Tata Social Experience

Sabrina Lu University of California, Berkeley


Flying paper airplanes through window slits, shooting rocks into hollow bricks, riding scooters and motorcycles, getting henna tattoos, sipping endless cups of chai, and being opening batswoman and wicketkeeper for the women’s team in Mithapur’s Premier Cricket League, were unanticipated experiences which I am grateful to have had. Tata Social Internship is indeed a socially integrative and culturally immersive program, as my fellow coworkers and newly acquired friends here in Mithapur have proven. For the past two weeks, I have taken day trips into villages where I visited schools, self-help groups (SHGs), farmer groups, training clusters, and handicraft production centers – all within and beyond Okhamandal block’s 42 villages. I even made business travels to Dwarka, a popular religious pilgrimage location, and to Jamnagar, a nearby thriving urban city. Journeying to a rural site with language unfamiliarity and vague cultural and historic knowledge was intimidating and nerve-racking; but because of Mithapur’s cordial welcoming and warmth, I grew comfortable and fitting in their community fairly quickly. Working alongside TCSRD (Tata Chemicals Society for Rural Development) in their education department, I have witnessed TCSRD’s ambition, passion, and successes in acquiring a sustainable, socioeconomically developed, and culturally integrative community.

Each day I gain novel, adventurous learning experiences.

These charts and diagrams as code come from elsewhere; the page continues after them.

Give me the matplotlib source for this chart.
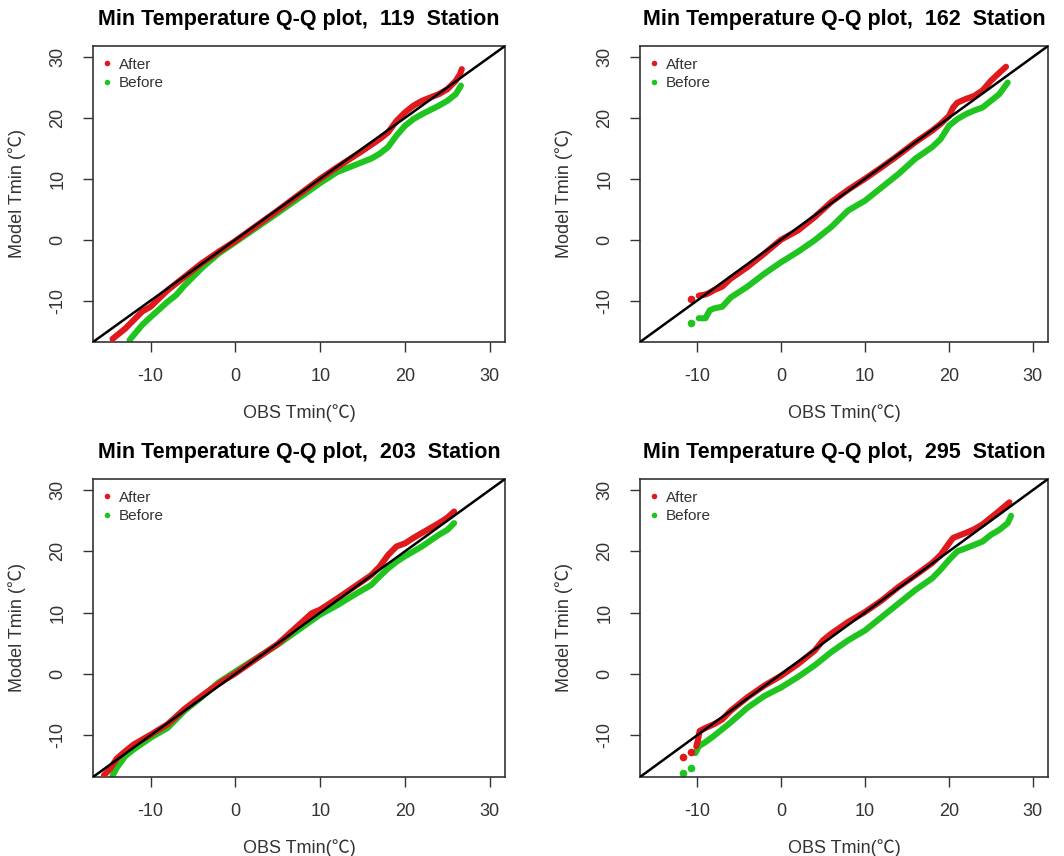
import matplotlib
matplotlib.use("Agg")
import matplotlib.pyplot as plt

plt.rcParams['font.family'] = ['Liberation Sans', 'Noto Sans CJK SC', 'DejaVu Sans']
plt.rcParams['axes.unicode_minus'] = False

# ---------------- data ----------------
stations = ["119", "162", "203", "295"]

# Station 119
obs_119_after = [-14.5, -13, -11, -10, -8, -6, -4, -2, 0, 5, 10, 12, 15, 17, 18, 19, 20, 21, 22, 24, 25, 26, 26.5, 26.7]
mod_119_after = [-16.3, -14.6, -11.8, -11.0, -8.3, -6.1, -3.9, -2.0, -0.2, 4.8, 10.0, 11.9, 14.6, 16.5, 17.6, 19.5, 20.9, 22.0, 22.8, 23.9, 24.7, 26.1, 27.2, 28.0]
obs_119_before = [-12.5, -11, -10, -8, -7, -6, -4, -2, 0, 5, 10, 12, 14, 16, 17, 18, 19, 20, 21, 22, 24, 25, 26, 26.6]
mod_119_before = [-16.5, -14.0, -12.7, -10.2, -9.1, -7.5, -4.7, -2.3, -0.4, 4.4, 9.3, 11.1, 12.2, 13.3, 14.1, 15.2, 17.1, 18.7, 19.8, 20.6, 22.0, 22.8, 23.9, 25.3]
tail_obs_119_after, tail_mod_119_after = [], []
tail_obs_119_before, tail_mod_119_before = [], []

# Station 162
obs_162_after = [-9.8, -9, -8.5, -8, -7, -6, -4, -2, 0, 2, 4, 6, 8, 10, 12, 14, 16, 18, 19, 20, 20.5, 21, 22, 23, 24, 25, 26, 26.8]
mod_162_after = [-9.2, -9.0, -8.7, -8.3, -7.7, -6.4, -4.5, -2.3, 0.0, 1.5, 3.7, 6.2, 8.2, 10.0, 11.9, 13.9, 16.0, 17.9, 19.0, 20.3, 21.7, 22.5, 23.1, 23.6, 24.5, 26.1, 27.4, 28.4]
obs_162_before = [-9.8, -9, -8.5, -8, -7, -6, -4, -2, 0, 2, 4, 6, 8, 10, 12, 14, 16, 18, 19, 20, 21, 22, 23, 24, 25, 26, 27]
mod_162_before = [-12.9, -12.9, -11.6, -11.3, -11.0, -9.5, -7.7, -5.6, -3.7, -2.0, -0.1, 2.1, 4.8, 6.4, 8.6, 10.8, 13.3, 15.2, 16.5, 18.7, 19.8, 20.6, 21.2, 21.7, 22.8, 23.9, 25.8]
tail_obs_162_after, tail_mod_162_after = [-10.75], [-9.66]
tail_obs_162_before, tail_mod_162_before = [-10.75], [-13.6]

# Station 203
obs_203_after = [-15.5, -14.8, -14, -13, -12, -10, -8, -6, -4, -2, 0, 5, 9, 10, 12, 14, 16, 17, 18, 19, 20, 21, 22, 23, 24, 25, 25.8]
mod_203_after = [-16.5, -15.5, -13.8, -12.6, -11.5, -9.9, -8.2, -5.7, -3.6, -1.6, 0.1, 4.9, 9.9, 10.5, 12.3, 14.2, 16.1, 17.5, 19.4, 20.8, 21.3, 22.2, 23.0, 23.8, 24.6, 25.5, 26.5]
obs_203_before = [-14.5, -14, -13, -12, -10, -8, -6, -4, -2, 0, 5, 10, 12, 14, 16, 17, 18, 19, 20, 22, 24, 25, 25.8]
mod_203_before = [-16.6, -15.3, -13.4, -12.3, -10.4, -8.8, -6.0, -3.8, -1.4, 0.4, 4.8, 9.7, 11.2, 12.9, 14.5, 15.9, 17.2, 18.3, 19.2, 20.8, 22.7, 23.5, 24.6]
tail_obs_203_after, tail_mod_203_after = [], []
tail_obs_203_before, tail_mod_203_before = [], []

# Station 295
obs_295_after = [-10.1, -9.9, -9.7, -9, -8, -7, -6, -4, -2, 0, 2, 4, 5, 6, 8, 10, 12, 14, 16, 18, 19, 20, 20.5, 22, 23, 24, 25, 26, 27.2]
mod_295_after = [-11.8, -10.8, -9.3, -8.8, -8.2, -7.4, -6.0, -3.8, -1.9, -0.3, 1.6, 3.8, 5.5, 6.6, 8.5, 10.1, 12.0, 14.2, 16.1, 18.1, 19.4, 21.3, 22.2, 23.0, 23.6, 24.4, 25.5, 26.6, 28.0]
obs_295_before = [-10.2, -9.8, -9, -8, -7, -6, -4, -2, 0, 2, 4, 6, 8, 10, 12, 14, 16, 18, 19, 20, 21, 22, 24, 25, 26, 27, 27.4]
mod_295_before = [-12.9, -11.8, -11.1, -10.1, -9.0, -7.9, -5.5, -3.6, -2.2, -0.5, 1.4, 3.6, 5.5, 7.1, 9.3, 11.5, 13.7, 15.6, 17.0, 18.6, 20.0, 20.5, 21.6, 22.7, 23.5, 24.6, 25.8]
tail_obs_295_after, tail_mod_295_after = [-11.7, -10.7], [-13.5, -12.8]
tail_obs_295_before, tail_mod_295_before = [-11.7, -10.7], [-16.1, -15.4]

ticks = [-10, 0, 10, 20, 30]
data_range = (-15, 30)
x_label = "OBS Tmin(℃)"
y_label = "Model Tmin (℃)"

panels = {
    "119": (obs_119_after, mod_119_after, obs_119_before, mod_119_before,
            tail_obs_119_after, tail_mod_119_after, tail_obs_119_before, tail_mod_119_before),
    "162": (obs_162_after, mod_162_after, obs_162_before, mod_162_before,
            tail_obs_162_after, tail_mod_162_after, tail_obs_162_before, tail_mod_162_before),
    "203": (obs_203_after, mod_203_after, obs_203_before, mod_203_before,
            tail_obs_203_after, tail_mod_203_after, tail_obs_203_before, tail_mod_203_before),
    "295": (obs_295_after, mod_295_after, obs_295_before, mod_295_before,
            tail_obs_295_after, tail_mod_295_after, tail_obs_295_before, tail_mod_295_before),
}

# ---------------- figure ----------------
W, H = 1064, 856
fig = plt.figure(figsize=(W / 100, H / 100), dpi=100)

# axes boxes in pixels: left, top, right, bottom
boxes = {
    "119": (93, 46, 505, 342),
    "162": (640, 46, 1048, 342),
    "203": (93, 479, 505, 777),
    "295": (640, 479, 1048, 777),
}

RED = '#e01a1c'
GREEN = '#1fc41f'
TXT = '#333333'
FAM = ['Liberation Sans', 'Noto Sans CJK SC', 'DejaVu Sans']

pad = 0.04 * (data_range[1] - data_range[0])
lim = (data_range[0] - pad, data_range[1] + pad)

for st in stations:
    l, t, r, b = boxes[st]
    ax = fig.add_axes([l / W, 1 - b / H, (r - l) / W, (b - t) / H])
    oa, ma, ob, mb, toa, tma, tob, tmb = panels[st]

    ax.plot(ob, mb, '-', color=GREEN, lw=4.4, solid_capstyle='round', solid_joinstyle='round', zorder=2)
    ax.plot(tob, tmb, 'o', color=GREEN, ms=5.5, mec='none', zorder=2)
    ax.plot(oa, ma, '-', color=RED, lw=4.4, solid_capstyle='round', solid_joinstyle='round', zorder=3)
    ax.plot(toa, tma, 'o', color=RED, ms=5.5, mec='none', zorder=3)
    ax.plot(lim, lim, '-', color='black', lw=1.8, zorder=4)

    ax.set_xlim(lim)
    ax.set_ylim(lim)
    ax.set_xticks(ticks)
    ax.set_yticks(ticks)
    ax.tick_params(direction='out', length=7, width=1.0, color='#333333',
                   labelsize=13, labelcolor=TXT, pad=12)
    for lab in ax.get_yticklabels():
        lab.set_rotation(90)
        lab.set_va('center')
    for sp in ax.spines.values():
        sp.set_linewidth(1.2)
        sp.set_color('#333333')

    ax.set_title(f"Min Temperature Q-Q plot,  {st}  Station", fontsize=15.5,
                 fontweight='bold', pad=15, color='black')
    ax.set_xlabel(x_label, fontsize=13, color=TXT, family=FAM)
    ax.xaxis.set_label_coords(0.5, -0.21)
    ax.text(-0.185, 0.5, y_label, transform=ax.transAxes, rotation=90,
            ha='center', va='center', fontsize=13, color=TXT, family=FAM)

    h1, = ax.plot([], [], 'o', color=RED, ms=4, mec='none', label='After')
    h2, = ax.plot([], [], 'o', color=GREEN, ms=4, mec='none', label='Before')
    leg = ax.legend(handles=[h1, h2], loc='upper left', bbox_to_anchor=(0.0, 0.986),
                    frameon=False, fontsize=11,
                    handlelength=0.8, handletextpad=0.4, borderaxespad=0.2,
                    labelspacing=0.3, borderpad=0.3)
    for txt in leg.get_texts():
        txt.set_color(TXT)

fig.savefig("out.png", dpi=100)
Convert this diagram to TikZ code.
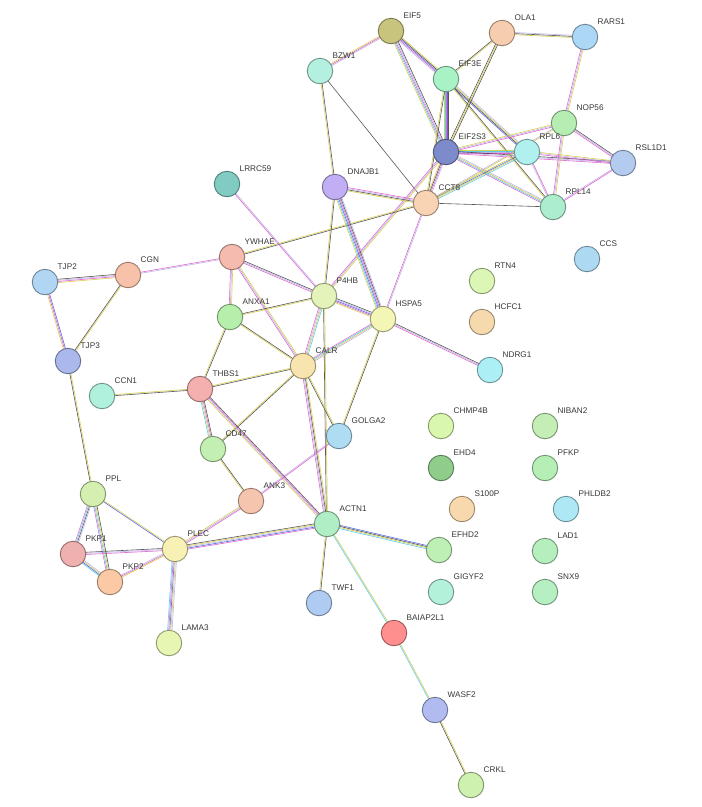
\documentclass[tikz,border=0pt]{standalone}
\usepackage{fontspec}
\setmainfont{Liberation Sans}
\usetikzlibrary{calc,backgrounds}
\pgfdeclarelayer{paper}
\pgfsetlayers{paper,background,main}
\definecolor{cY}{HTML}{D2C832}
\definecolor{cK}{HTML}{3A3A3A}
\definecolor{cM}{HTML}{DC4CC8}
\definecolor{cC}{HTML}{3CC4EC}
\definecolor{cB}{HTML}{3A52DC}
\definecolor{cL}{HTML}{B4A8E6}
\tikzset{
  gene/.style={circle, draw=#1!62!black, fill=#1, line width=0.9pt, minimum size=25.5pt, inner sep=0pt},
  lbl/.style={anchor=west, font=\fontsize{8.2}{10}\selectfont, text=black!78, inner sep=0pt},
  edgeline/.style={line width=0.6pt, opacity=0.85}
}
\newcommand\gene[4]{%
  \definecolor{n#1}{HTML}{#4}%
  \node[gene=n#1] (#1) at (#2,#3) {};
  \node[lbl] (#1L) at (#2+12.5,#3-15) {#1};}
\newcommand\lnk[3]{%
  \foreach \cc [count=\k] in {#3}{\xdef\nlines{\k}}%
  \foreach \cc [count=\k] in {#3}{%
    \pgfmathsetmacro\off{(\k-(\nlines+1)/2)*1.1}%
    \draw[draw=\cc, edgeline] ($(#1)!\off pt!90:(#2)$) -- ($(#2)!\off pt!-90:(#1)$);}}
\begin{document}
\begin{tikzpicture}[x=1pt,y=-1pt]
\begin{pgfonlayer}{paper}
\fill[white] (0,0) rectangle (702,807);
\end{pgfonlayer}
\useasboundingbox (0,0) rectangle (702,807);
\gene{EIF5}{391}{31}{C8C47E}
\gene{OLA1}{502}{33}{F6CDAE}
\gene{RARS1}{585}{37}{ACD8F6}
\gene{BZW1}{320}{71}{B4F0DF}
\gene{EIF3E}{446}{79}{A8F2C6}
\gene{NOP56}{564}{123}{B6EDB3}
\gene{EIF2S3}{446}{152}{7E8BCB}
\gene{RPL6}{527}{152}{B0F0EE}
\gene{RSL1D1}{623}{163}{B4CBF0}
\gene{DNAJB1}{335}{187}{C1AEF5}
\gene{CCT8}{426}{203}{F8D3B4}
\gene{RPL14}{553}{207}{ACEDCE}
\gene{LRRC59}{227}{184}{80CCC2}
\gene{CCS}{587}{259}{AED9F2}
\gene{YWHAE}{232}{257}{F4BBAE}
\gene{CGN}{128}{275}{F8C2AA}
\gene{TJP2}{45}{282}{B0D6F3}
\gene{RTN4}{482}{281}{DCF6B6}
\gene{P4HB}{324}{296}{E3F3BA}
\gene{HSPA5}{383}{319}{F4F6B6}
\gene{HCFC1}{482}{322}{F6DAAE}
\gene{ANXA1}{230}{317}{B6EFAC}
\gene{TJP3}{68}{361}{AAB8EC}
\gene{CALR}{303}{366}{F8E4AE}
\gene{THBS1}{200}{389}{F4AFAF}
\gene{NDRG1}{490}{370}{ACEFF5}
\gene{CCN1}{102}{396}{B0F1DE}
\gene{GOLGA2}{339}{436}{AEDDF3}
\gene{CHMP4B}{441}{426}{D9F8AE}
\gene{NIBAN2}{545}{426}{C4EEB6}
\gene{CD47}{213}{449}{C4EFB2}
\gene{EHD4}{441}{468}{90CC8A}
\gene{PFKP}{545}{468}{B6EFB6}
\gene{PPL}{93}{494}{D4EFB0}
\gene{ANK3}{251}{501}{F6C5AE}
\gene{S100P}{462}{509}{F8D9AE}
\gene{PHLDB2}{566}{509}{AEE8F5}
\gene{ACTN1}{327}{524}{B0EFC6}
\gene{PKP1}{73}{554}{EFB0B0}
\gene{PLEC}{175}{549}{F8F1B6}
\gene{EFHD2}{439}{550}{BEF0B6}
\gene{LAD1}{545}{551}{B6EFBE}
\gene{PKP2}{110}{582}{FBC9A6}
\gene{GIGYF2}{441}{592}{B4F1DA}
\gene{SNX9}{545}{592}{B6EFC2}
\gene{TWF1}{319}{603}{B0CBF1}
\gene{LAMA3}{169}{643}{E7F6B2}
\gene{BAIAP2L1}{394}{633}{FF8E8E}
\gene{WASF2}{435}{710}{B2BBF0}
\gene{CRKL}{471}{785}{CEF1B0}
\begin{pgfonlayer}{background}
\lnk{EIF5}{BZW1}{cY,cM,cL}
\lnk{EIF5}{EIF3E}{cL,cM,cB,cK,cY}
\lnk{EIF5}{EIF2S3}{cY,cC,cM,cL,cK}
\lnk{EIF3E}{RPL6}{cB,cK,cY,cL}
\lnk{EIF3E}{EIF2S3}{cY,cC,cM,cB,cK}
\lnk{EIF3E}{CCT8}{cY,cK}
\lnk{EIF3E}{OLA1}{cY,cK}
\lnk{EIF3E}{RPL14}{cY,cK}
\lnk{OLA1}{EIF2S3}{cK,cY,cK}
\lnk{OLA1}{RARS1}{cY,cK,cL}
\lnk{RARS1}{NOP56}{cM,cL,cY}
\lnk{BZW1}{DNAJB1}{cY,cK}
\lnk{BZW1}{CCT8}{cK}
\lnk{EIF2S3}{CCT8}{cY,cK,cM,cL}
\lnk{EIF2S3}{RPL6}{cM,cL,cC,cY}
\lnk{EIF2S3}{NOP56}{cM,cL,cY}
\lnk{EIF2S3}{RSL1D1}{cM,cL,cK}
\lnk{EIF2S3}{RPL14}{cM,cC,cY,cL}
\lnk{EIF2S3}{P4HB}{cM,cL,cY}
\lnk{CCT8}{RPL6}{cC,cY,cB,cY}
\lnk{CCT8}{NOP56}{cY,cL}
\lnk{CCT8}{RPL14}{cK}
\lnk{RPL6}{RSL1D1}{cM,cL,cY}
\lnk{RPL6}{RPL14}{cL,cM}
\lnk{NOP56}{RSL1D1}{cM,cL,cK}
\lnk{NOP56}{RPL14}{cM,cL,cY}
\lnk{RSL1D1}{RPL14}{cL,cM}
\lnk{CCT8}{YWHAE}{cY,cK}
\lnk{CCT8}{HSPA5}{cM,cL}
\lnk{CCT8}{DNAJB1}{cM,cL,cK,cY}
\lnk{DNAJB1}{HSPA5}{cY,cC,cB,cM,cK,cL}
\lnk{DNAJB1}{P4HB}{cY,cK}
\lnk{LRRC59}{P4HB}{cM,cL}
\lnk{YWHAE}{CGN}{cM,cL}
\lnk{YWHAE}{P4HB}{cM,cL,cK}
\lnk{YWHAE}{ANXA1}{cM,cL,cY}
\lnk{YWHAE}{CALR}{cM,cL,cY}
\lnk{ANXA1}{P4HB}{cY,cK}
\lnk{ANXA1}{CALR}{cY,cK}
\lnk{ANXA1}{THBS1}{cY,cK}
\lnk{P4HB}{HSPA5}{cY,cM,cB,cL,cK}
\lnk{P4HB}{CALR}{cM,cL,cY,cC}
\lnk{P4HB}{ACTN1}{cK,cY}
\lnk{HSPA5}{CALR}{cM,cC,cY,cL}
\lnk{HSPA5}{GOLGA2}{cY,cK}
\lnk{HSPA5}{NDRG1}{cM,cL,cK}
\lnk{CALR}{THBS1}{cY,cK}
\lnk{CALR}{CD47}{cY,cK}
\lnk{CALR}{GOLGA2}{cK,cY}
\lnk{CALR}{ACTN1}{cM,cL,cK,cY}
\lnk{THBS1}{CCN1}{cY,cK}
\lnk{THBS1}{CD47}{cC,cY,cM,cK}
\lnk{THBS1}{ACTN1}{cY,cL,cM,cK}
\lnk{CD47}{ANK3}{cY,cK}
\lnk{ANK3}{PLEC}{cY,cL,cM}
\lnk{GOLGA2}{ANK3}{cL,cM}
\lnk{PLEC}{ACTN1}{cM,cB,cL,cY,cK}
\lnk{PLEC}{PPL}{cY,cB}
\lnk{PLEC}{PKP1}{cK,cL,cM}
\lnk{PLEC}{PKP2}{cL,cM,cY}
\lnk{PLEC}{LAMA3}{cC,cM,cB,cY,cL}
\lnk{PPL}{PKP1}{cM,cC,cK,cL}
\lnk{PPL}{PKP2}{cM,cC,cY,cK}
\lnk{PKP1}{PKP2}{cC,cB,cY,cL}
\lnk{PPL}{TJP3}{cY,cK}
\lnk{TJP3}{TJP2}{cB,cM,cY}
\lnk{TJP3}{CGN}{cY,cK}
\lnk{TJP2}{CGN}{cY,cM,cL,cK}
\lnk{ACTN1}{EFHD2}{cC,cY,cK,cB}
\lnk{ACTN1}{TWF1}{cY,cK}
\lnk{ACTN1}{BAIAP2L1}{cC,cY}
\lnk{BAIAP2L1}{WASF2}{cC,cY}
\lnk{WASF2}{CRKL}{cK,cY}
\end{pgfonlayer}
\end{tikzpicture}
\end{document}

When visiting villages, I sat in SHG meetings, where rural women are taught book-keeping and budgeting. I came across many children and would smile and wave, but communicated mainly through playing games: we would fold paper airplanes and fly them, play basketball by shooting rocks into holes, or play catch. I visited Bhimaran Primary School for Shala Proveshutsav, a large celebration where students performed songs and dances as TCSRD and its partners distributed books, supplies, and 1800 educational kits. The festival concluded with a tree plantation ceremony, and we visited classrooms before leaving. A few schoolgirls were drawing hennas, and I sat down next to them, pointed at their pen, and then pointed at my arm. I left there with a beautiful henna on my hand and a big smile on my face, as the girls waved goodbye and encouraged me to come again. My smile persists daily, as I meet new people, expand my perspectives, and learn. Whether I am on-site observing production, formulating reports, or having lunch with friends, playing cricket with coworkers, every experience provides me with new knowledge in which I am excited to share and incorporate in my project with TCSRD.